PROBLEM DETAILS
Transcribe all of the data exactly. Omit the pictures.

GIVEN DATA
[Begin]

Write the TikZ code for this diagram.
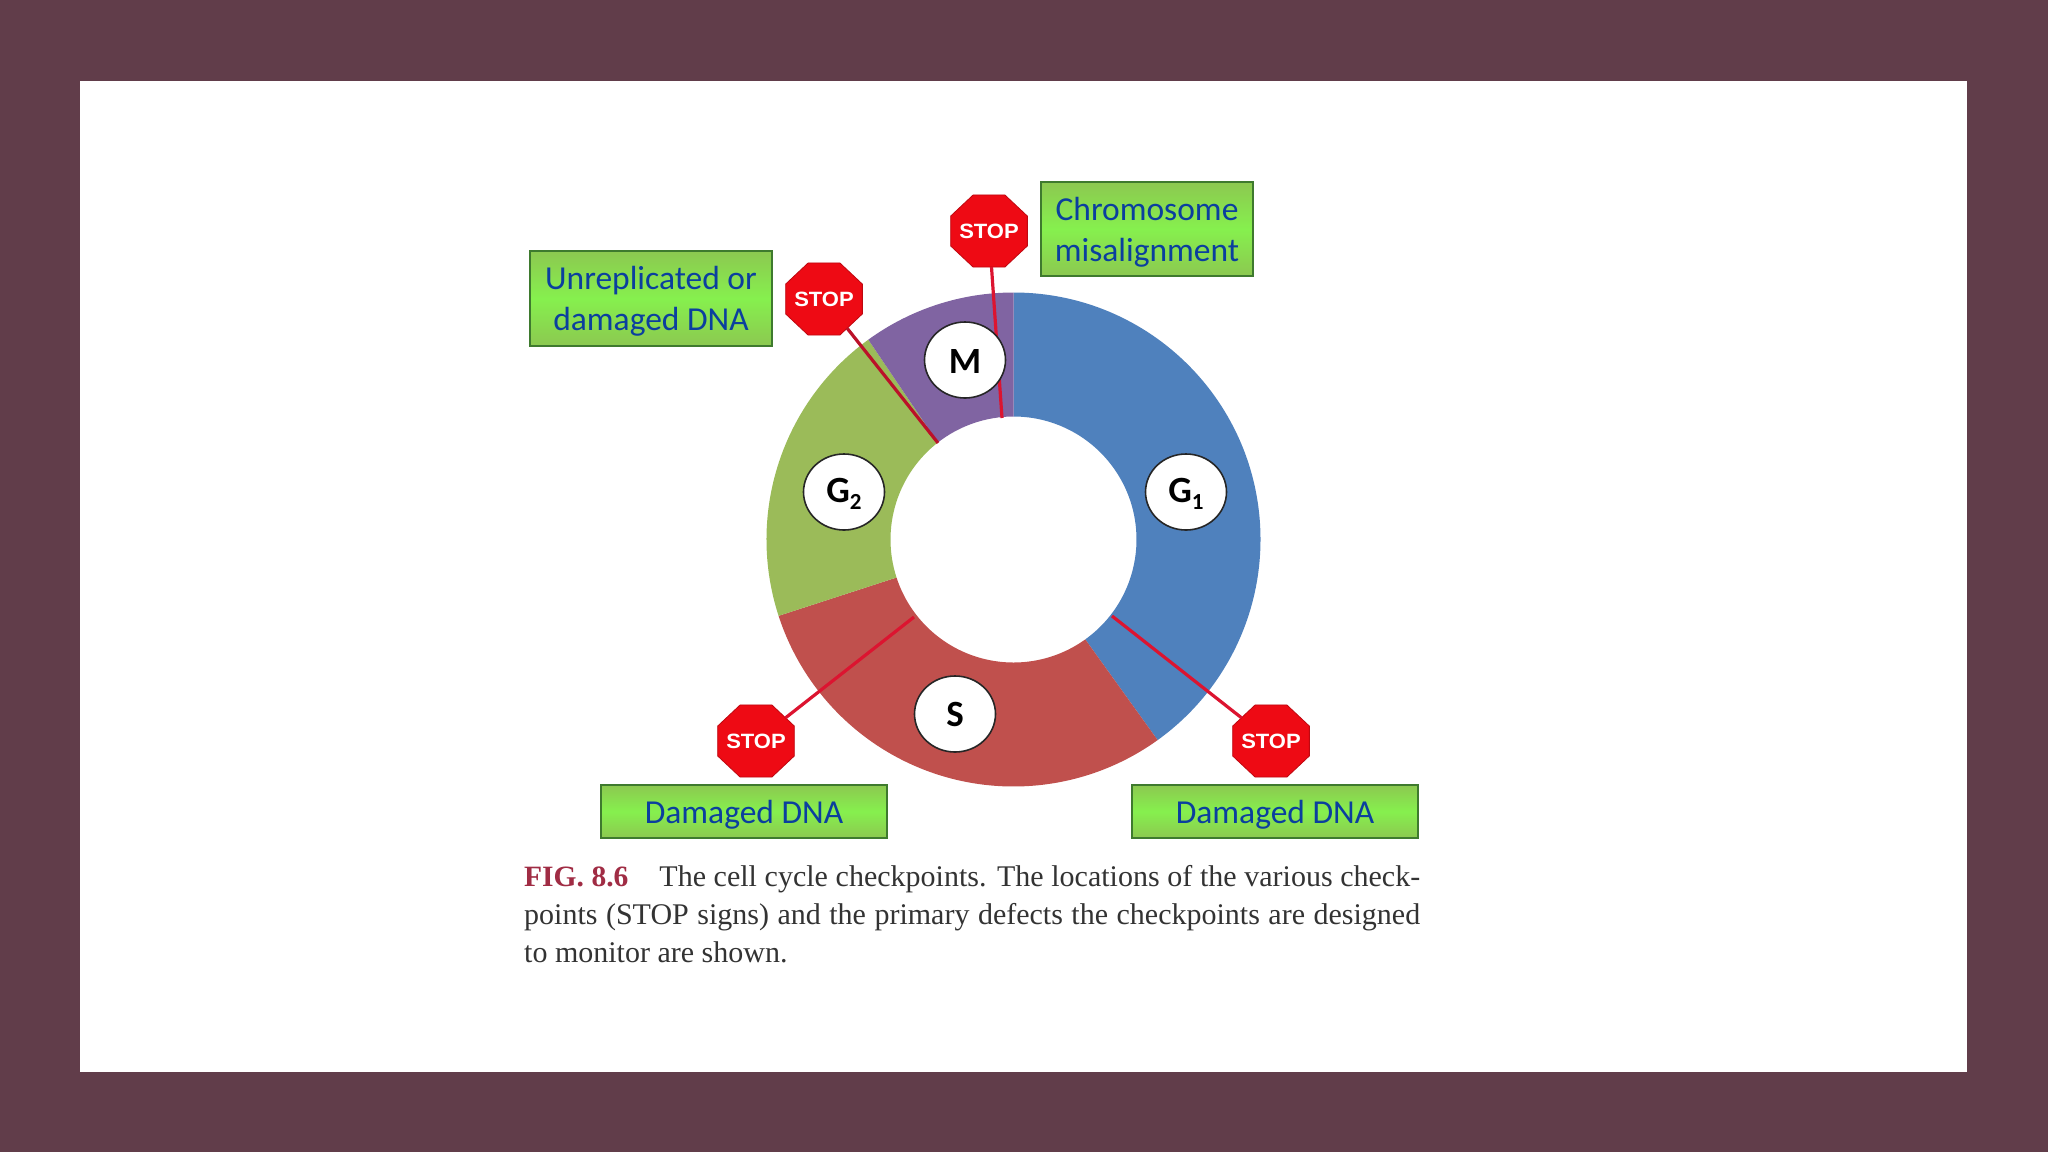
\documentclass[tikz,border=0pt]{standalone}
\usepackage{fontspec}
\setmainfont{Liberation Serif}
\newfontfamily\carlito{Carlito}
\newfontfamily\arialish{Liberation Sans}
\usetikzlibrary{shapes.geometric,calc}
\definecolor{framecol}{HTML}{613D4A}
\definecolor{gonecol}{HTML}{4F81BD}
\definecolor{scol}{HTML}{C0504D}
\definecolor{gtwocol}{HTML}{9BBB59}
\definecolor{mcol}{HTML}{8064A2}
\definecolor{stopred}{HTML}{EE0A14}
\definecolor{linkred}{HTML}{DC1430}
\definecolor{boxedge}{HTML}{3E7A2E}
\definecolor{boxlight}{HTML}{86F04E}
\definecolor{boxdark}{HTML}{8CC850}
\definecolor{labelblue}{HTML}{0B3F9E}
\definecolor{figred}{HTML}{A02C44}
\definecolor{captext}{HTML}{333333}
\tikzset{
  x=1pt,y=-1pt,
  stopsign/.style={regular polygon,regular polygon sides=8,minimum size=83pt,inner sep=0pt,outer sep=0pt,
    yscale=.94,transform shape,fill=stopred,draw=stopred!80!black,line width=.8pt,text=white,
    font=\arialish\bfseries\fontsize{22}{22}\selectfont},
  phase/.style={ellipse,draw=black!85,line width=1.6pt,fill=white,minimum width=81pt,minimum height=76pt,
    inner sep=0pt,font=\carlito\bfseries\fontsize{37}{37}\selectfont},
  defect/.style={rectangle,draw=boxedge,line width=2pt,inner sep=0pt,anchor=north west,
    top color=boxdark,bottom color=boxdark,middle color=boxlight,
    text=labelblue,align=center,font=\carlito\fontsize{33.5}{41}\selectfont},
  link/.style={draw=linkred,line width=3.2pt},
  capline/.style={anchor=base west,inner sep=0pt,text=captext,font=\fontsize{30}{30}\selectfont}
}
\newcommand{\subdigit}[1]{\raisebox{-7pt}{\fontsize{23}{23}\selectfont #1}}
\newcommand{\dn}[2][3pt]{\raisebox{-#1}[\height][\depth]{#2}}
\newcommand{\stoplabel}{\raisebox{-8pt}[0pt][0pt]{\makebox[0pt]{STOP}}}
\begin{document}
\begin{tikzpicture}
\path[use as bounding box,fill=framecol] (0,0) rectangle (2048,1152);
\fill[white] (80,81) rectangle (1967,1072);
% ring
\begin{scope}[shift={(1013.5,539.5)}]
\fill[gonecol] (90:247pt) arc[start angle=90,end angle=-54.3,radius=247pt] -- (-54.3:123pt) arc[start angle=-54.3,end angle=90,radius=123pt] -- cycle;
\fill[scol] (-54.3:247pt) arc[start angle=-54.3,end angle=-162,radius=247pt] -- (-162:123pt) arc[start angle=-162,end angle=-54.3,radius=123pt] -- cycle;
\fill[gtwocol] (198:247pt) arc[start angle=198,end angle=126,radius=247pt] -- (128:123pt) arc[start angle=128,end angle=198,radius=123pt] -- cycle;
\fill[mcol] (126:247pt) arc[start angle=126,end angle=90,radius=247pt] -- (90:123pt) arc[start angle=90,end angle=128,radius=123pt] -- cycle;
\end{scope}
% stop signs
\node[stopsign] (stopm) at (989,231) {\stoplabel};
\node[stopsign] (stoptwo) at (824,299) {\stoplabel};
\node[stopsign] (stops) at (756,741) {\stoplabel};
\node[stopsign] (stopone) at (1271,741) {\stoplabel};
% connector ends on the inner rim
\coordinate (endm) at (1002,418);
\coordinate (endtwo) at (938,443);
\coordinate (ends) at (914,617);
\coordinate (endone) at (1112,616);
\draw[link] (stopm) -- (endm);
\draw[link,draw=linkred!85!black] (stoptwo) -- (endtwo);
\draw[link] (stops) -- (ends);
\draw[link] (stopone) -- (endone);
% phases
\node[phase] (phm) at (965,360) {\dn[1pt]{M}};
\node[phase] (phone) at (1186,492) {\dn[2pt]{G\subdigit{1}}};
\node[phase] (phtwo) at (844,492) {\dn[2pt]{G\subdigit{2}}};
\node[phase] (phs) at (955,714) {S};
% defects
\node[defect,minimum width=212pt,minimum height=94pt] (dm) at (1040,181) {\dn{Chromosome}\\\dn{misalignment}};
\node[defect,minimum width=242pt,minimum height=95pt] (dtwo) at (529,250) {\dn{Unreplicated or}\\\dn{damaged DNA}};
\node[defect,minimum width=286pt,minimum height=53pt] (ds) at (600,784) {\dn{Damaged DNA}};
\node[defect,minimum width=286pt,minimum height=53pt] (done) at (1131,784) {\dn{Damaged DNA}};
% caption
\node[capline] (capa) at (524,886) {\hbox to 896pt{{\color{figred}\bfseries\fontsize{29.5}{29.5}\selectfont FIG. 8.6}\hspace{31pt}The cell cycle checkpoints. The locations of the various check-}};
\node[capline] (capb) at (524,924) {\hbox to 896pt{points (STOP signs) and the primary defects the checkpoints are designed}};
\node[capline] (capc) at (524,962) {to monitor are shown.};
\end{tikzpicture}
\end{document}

[End]

TASK SOLUTION
Write the TikZ code for this diagram.
\documentclass[tikz,border=0pt]{standalone}
\usepackage{fontspec}
\setmainfont{Liberation Serif}
\newfontfamily\carlito{Carlito}
\newfontfamily\arialish{Liberation Sans}
\usetikzlibrary{shapes.geometric,calc}
\definecolor{framecol}{HTML}{613D4A}
\definecolor{gonecol}{HTML}{4F81BD}
\definecolor{scol}{HTML}{C0504D}
\definecolor{gtwocol}{HTML}{9BBB59}
\definecolor{mcol}{HTML}{8064A2}
\definecolor{stopred}{HTML}{EE0A14}
\definecolor{linkred}{HTML}{DC1430}
\definecolor{boxedge}{HTML}{3E7A2E}
\definecolor{boxlight}{HTML}{86F04E}
\definecolor{boxdark}{HTML}{8CC850}
\definecolor{labelblue}{HTML}{0B3F9E}
\definecolor{figred}{HTML}{A02C44}
\definecolor{captext}{HTML}{333333}
\tikzset{
  x=1pt,y=-1pt,
  stopsign/.style={regular polygon,regular polygon sides=8,minimum size=83pt,inner sep=0pt,outer sep=0pt,
    yscale=.94,transform shape,fill=stopred,draw=stopred!80!black,line width=.8pt,text=white,
    font=\arialish\bfseries\fontsize{22}{22}\selectfont},
  phase/.style={ellipse,draw=black!85,line width=1.6pt,fill=white,minimum width=81pt,minimum height=76pt,
    inner sep=0pt,font=\carlito\bfseries\fontsize{37}{37}\selectfont},
  defect/.style={rectangle,draw=boxedge,line width=2pt,inner sep=0pt,anchor=north west,
    top color=boxdark,bottom color=boxdark,middle color=boxlight,
    text=labelblue,align=center,font=\carlito\fontsize{33.5}{41}\selectfont},
  link/.style={draw=linkred,line width=3.2pt},
  capline/.style={anchor=base west,inner sep=0pt,text=captext,font=\fontsize{30}{30}\selectfont}
}
\newcommand{\subdigit}[1]{\raisebox{-7pt}{\fontsize{23}{23}\selectfont #1}}
\newcommand{\dn}[2][3pt]{\raisebox{-#1}[\height][\depth]{#2}}
\newcommand{\stoplabel}{\raisebox{-8pt}[0pt][0pt]{\makebox[0pt]{STOP}}}
\begin{document}
\begin{tikzpicture}
\path[use as bounding box,fill=framecol] (0,0) rectangle (2048,1152);
\fill[white] (80,81) rectangle (1967,1072);
% ring
\begin{scope}[shift={(1013.5,539.5)}]
\fill[gonecol] (90:247pt) arc[start angle=90,end angle=-54.3,radius=247pt] -- (-54.3:123pt) arc[start angle=-54.3,end angle=90,radius=123pt] -- cycle;
\fill[scol] (-54.3:247pt) arc[start angle=-54.3,end angle=-162,radius=247pt] -- (-162:123pt) arc[start angle=-162,end angle=-54.3,radius=123pt] -- cycle;
\fill[gtwocol] (198:247pt) arc[start angle=198,end angle=126,radius=247pt] -- (128:123pt) arc[start angle=128,end angle=198,radius=123pt] -- cycle;
\fill[mcol] (126:247pt) arc[start angle=126,end angle=90,radius=247pt] -- (90:123pt) arc[start angle=90,end angle=128,radius=123pt] -- cycle;
\end{scope}
% stop signs
\node[stopsign] (stopm) at (989,231) {\stoplabel};
\node[stopsign] (stoptwo) at (824,299) {\stoplabel};
\node[stopsign] (stops) at (756,741) {\stoplabel};
\node[stopsign] (stopone) at (1271,741) {\stoplabel};
% connector ends on the inner rim
\coordinate (endm) at (1002,418);
\coordinate (endtwo) at (938,443);
\coordinate (ends) at (914,617);
\coordinate (endone) at (1112,616);
\draw[link] (stopm) -- (endm);
\draw[link,draw=linkred!85!black] (stoptwo) -- (endtwo);
\draw[link] (stops) -- (ends);
\draw[link] (stopone) -- (endone);
% phases
\node[phase] (phm) at (965,360) {\dn[1pt]{M}};
\node[phase] (phone) at (1186,492) {\dn[2pt]{G\subdigit{1}}};
\node[phase] (phtwo) at (844,492) {\dn[2pt]{G\subdigit{2}}};
\node[phase] (phs) at (955,714) {S};
% defects
\node[defect,minimum width=212pt,minimum height=94pt] (dm) at (1040,181) {\dn{Chromosome}\\\dn{misalignment}};
\node[defect,minimum width=242pt,minimum height=95pt] (dtwo) at (529,250) {\dn{Unreplicated or}\\\dn{damaged DNA}};
\node[defect,minimum width=286pt,minimum height=53pt] (ds) at (600,784) {\dn{Damaged DNA}};
\node[defect,minimum width=286pt,minimum height=53pt] (done) at (1131,784) {\dn{Damaged DNA}};
% caption
\node[capline] (capa) at (524,886) {\hbox to 896pt{{\color{figred}\bfseries\fontsize{29.5}{29.5}\selectfont FIG. 8.6}\hspace{31pt}The cell cycle checkpoints. The locations of the various check-}};
\node[capline] (capb) at (524,924) {\hbox to 896pt{points (STOP signs) and the primary defects the checkpoints are designed}};
\node[capline] (capc) at (524,962) {to monitor are shown.};
\end{tikzpicture}
\end{document}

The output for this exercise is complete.